The ground’s all yours for the walking
and running and jumping and kicking up heels
No strings attached
No strings attached

Fly . . .
Fly . . .

The night’s all yours for the dreaming
The moon and stars keep shining for free
No strings attached
No strings attached

The rock’s all yours for the climbing
The trees and mountains and fences and walls
The world’s all yours for the wandering
Your life’s all yours for the living
No strings attached
No strings attached

Won’t You Come Home Antonio

The idea for this song came somewhat randomly to me a couple weeks ago, so I made a quick recording of the tune which became the chorus. I also had this name, “Bill Bailey,” connected to it in my mind, as in “won’t you come home Bill Bailey?” and it seemed vaguely familiar. Sure enough, my subconscious was aware of this old jazz standard written in 1902, even though when I pulled it up to listen I didn’t recognize it at all – and the tune idea I had was different.

The suggested theme for week 21 of #songaweek2018 was “apology,” so “won’t you come home” seemed like a good place to start. I initially sang the song “won’t you come home sweet darlin'” – but then thought a specific name would make it feel more real and folksy. Of course I wasn’t going to use “Bill Bailey,” so I went searching for three-syllable male* names. An “o” in the second syllable to round out the assonance in “won’t you come home” would be a major bonus. “Antonio” held on as my favorite even though I have to roll the last two syllables together to make it fit; and a very helpful group of my Facebook friends weighed in with a hefty list of actual three-syllable names when I requested it.

It was fun writing the song in a way that you can’t really tell who needs to apologize here, or what happened. A bit of open-ended fiction the listener can fill out as they please.
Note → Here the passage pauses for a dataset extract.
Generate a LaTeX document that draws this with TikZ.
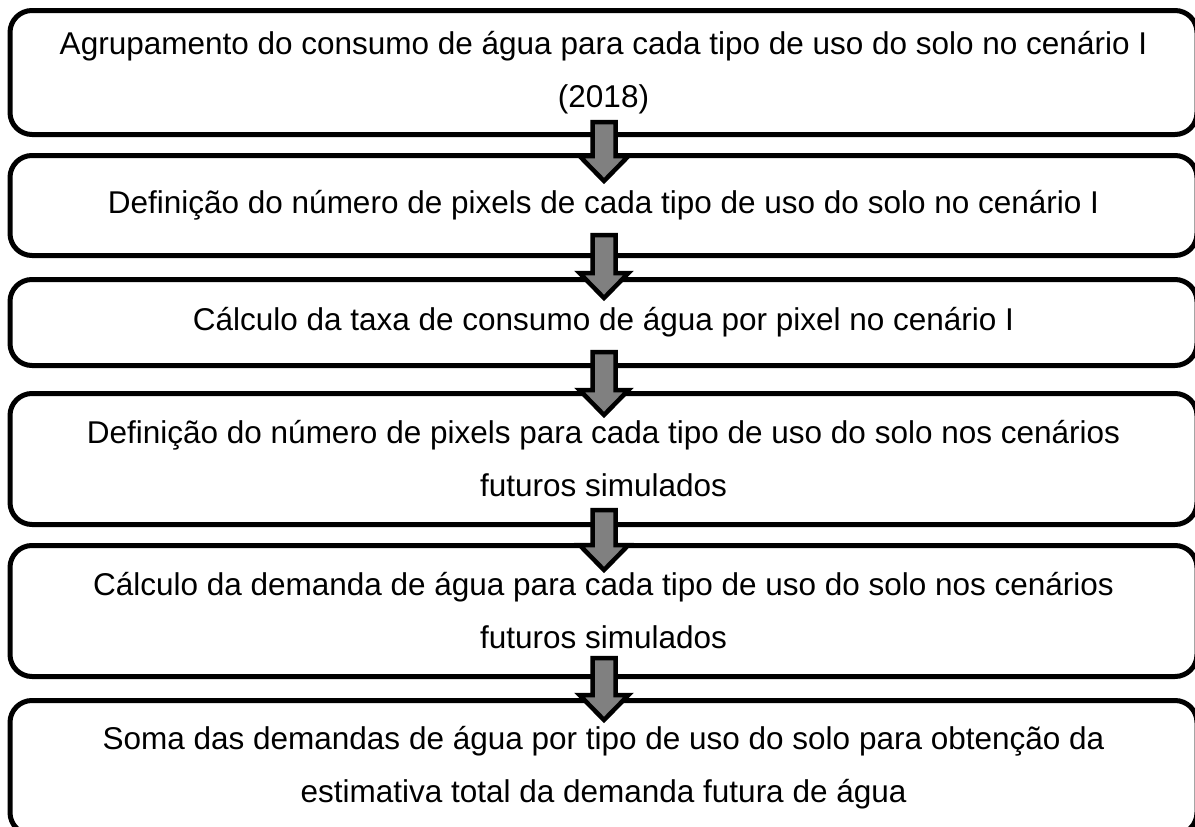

Oh, also recently I really enjoyed hearing this rebroadcast of a This American Life episode (#339, Act One) I remember hearing the first time. Usually I skip the rebroadcasts but I really like this one, about writing breakup songs. So I was thinking about that too when I wrote this.

Won’t you come home
Won’t you come home
Won’t you come home Antonio
Won’t you come home
Won’t you come home
Won’t you come on home now

I got beers in the fridge
I got tears in my eyes
And a heaping helping of humble pie
If you come back tonight I got some presence for you
I’m gonna stay by your stay by your
stay by your stay by your side

Won’t you come home . . .

You might think you got me figured just because you’re my man
but I think you better try to understand
I might be crying on the outside
But I’m crying on the inside,
crying on the inside too

Won’t you come home . . .

I don’t want to leave you I don’t want to lose you
I just want to stay here and love you
I could probably fall in love with the whole wide world
But I want to get specific,
I want to get specific with you

 

*There are plenty of three-syllable female or gender-neutral names I might have used instead, but since the song later refers to “my man” and “man” needs to rhyme with “understand,” this time I wanted a male name.